Aujourd'hui, c'est avec des logiciels que les infographistes construisent l’espace en trois dimensions. Les designers recourent en outre, comme les peintres de la Renaissance, à des astuces, telles que la dynamique de la lumière et des couleurs, les damiers ou les chemins frontaux qui rétrécissent avec l'éloignement. Comme la perspective euclidienne, ce 3D numérique est géométrique et simpliste. L'image demeure frontale et plate sur l'écran, et c’est le maniement de la souris ou de la console - ou sur l'écran tactile directement le doigt – qui augmente fortement notre sensation de manipulation physique de l'espace écranique.
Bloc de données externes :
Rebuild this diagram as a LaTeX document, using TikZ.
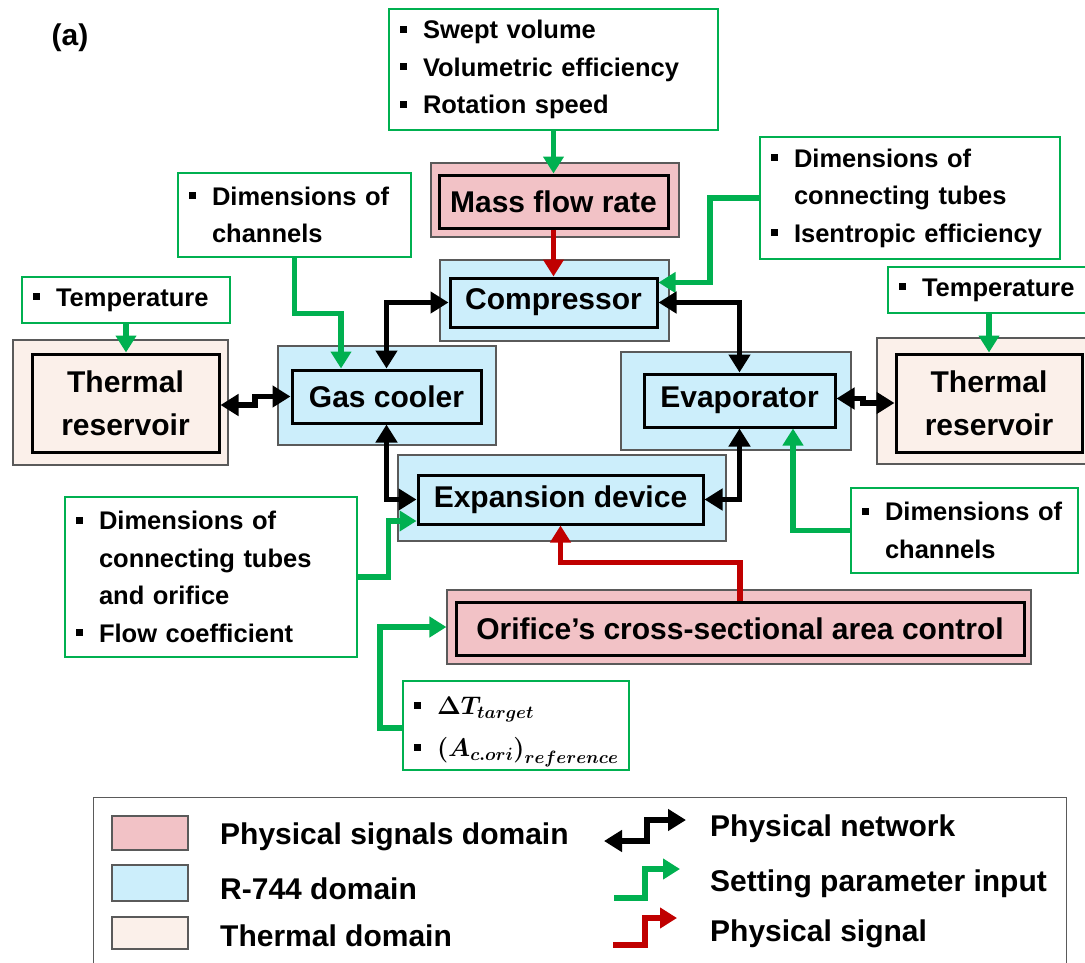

Autrement dit, le réalisme de ce 3D est manuel. Il doit autant à notre dynamique musculaire qu’aux algorithmes et au mouvement des polygones. Il est programmatiquement complexe et prétend nous étonner, mais demeure perceptivement pauvre : il ne fait qu’imiter les perceptions ordinaires de nos vies. Il n'y a rien là qu'une tentative banale de réalisme, et même la performance technique ne nous étonnera bientôt plus. Elle se réduira à une convention et à une utilité, comme dans les simulateurs de vol pour la formation des pilotes, dans l'enseignement de la chirurgie, dans la modélisation architecturale ou urbaine des professionnels, etc. On y perd le pouvoir évocateur de l’image, qui relève avant tout de l’imaginaire. Même la peinture à l’huile du cubisme de Gris, Braque ou Picasso suggérait plus que ces logiciels, car elle prenait en compte les paramètres psychologiques essentiels du regard, que souligne aussi la phénoménologie de la perception : l'intention, la mémoire, le désir, la peur, l'attente ou le projet. Nous voyons ce que nous recherchons et ne voyons pas ce qui nous est inutile ou indifférent. Ce qui est puissant dans la représentation de la troisième dimension, c'est ce dont nous avons besoin, ce que nous désirons ou dont nous avons peur.
Aujourd'hui, c'est avec des logiciels que les infographistes construisent l’espace en trois dimensions. Les designers recourent en outre, comme les peintres de la Renaissance, à des astuces, telles que la dynamique de la lumière et des couleurs, les damiers ou les chemins frontaux qui rétrécissent avec l'éloignement. Comme la perspective euclidienne, ce 3D numérique est géométrique et simpliste. L'image demeure frontale et plate sur l'écran, et c’est le maniement de la souris ou de la console - ou sur l'écran tactile directement le doigt – qui augmente fortement notre sensation de manipulation physique de l'espace écranique. Autrement dit, le réalisme de ce 3D est manuel. Il doit autant à notre dynamique musculaire qu’aux algorithmes et au mouvement des polygones. Il est programmatiquement complexe et prétend nous étonner, mais demeure perceptivement pauvre : il ne fait qu’imiter les perceptions ordinaires de nos vies. Il n'y a rien là qu'une tentative banale de réalisme, et même la performance technique ne nous étonnera bientôt plus. Elle se réduira à une convention et à une utilité, comme dans les simulateurs de vol pour la formation des pilotes, dans l'enseignement de la chirurgie, dans la modélisation architecturale ou urbaine des professionnels, etc. On y perd le pouvoir évocateur de l’image, qui relève avant tout de l’imaginaire. Même la peinture à l’huile du cubisme de Gris, Braque ou Picasso suggérait plus que ces logiciels, car elle prenait en compte les paramètres psychologiques essentiels du regard, que souligne aussi la phénoménologie de la perception : l'intention, la mémoire, le désir, la peur, l'attente ou le projet. Nous voyons ce que nous recherchons et ne voyons pas ce qui nous est inutile ou indifférent. Ce qui est puissant dans la représentation de la troisième dimension, c'est ce dont nous avons besoin, ce que nous désirons ou dont nous avons peur.
Le virtuel est beaucoup plus que cet espace en 3D des logiciels, qui
demeure trivial dans son imitation du réalisme ou dans sa performance
utilitaire. Ce que nous recherchons aujourd'hui dans le virtuel comme jadis
dans la religion, c’est moins une augmentation du réalisme que l'accès à un
ailleurs, à un imaginaire, qu'il soit magique, religieux ou numérique. En fait, le 3D du numérique réside beaucoup plus dans
la lumière bleutée des écrans cathodiques que dans la complexité des
logiciels. Ce 3D est un ailleurs
imaginaire, comme celui de la religion, qui nous attire, nous rassure ou nous
donne l'illusion d'obtenir des gratifications. Le virtuel est une nouvelle déclinaison
numérique de la foi religieuse et de l'idéalisme platonicien.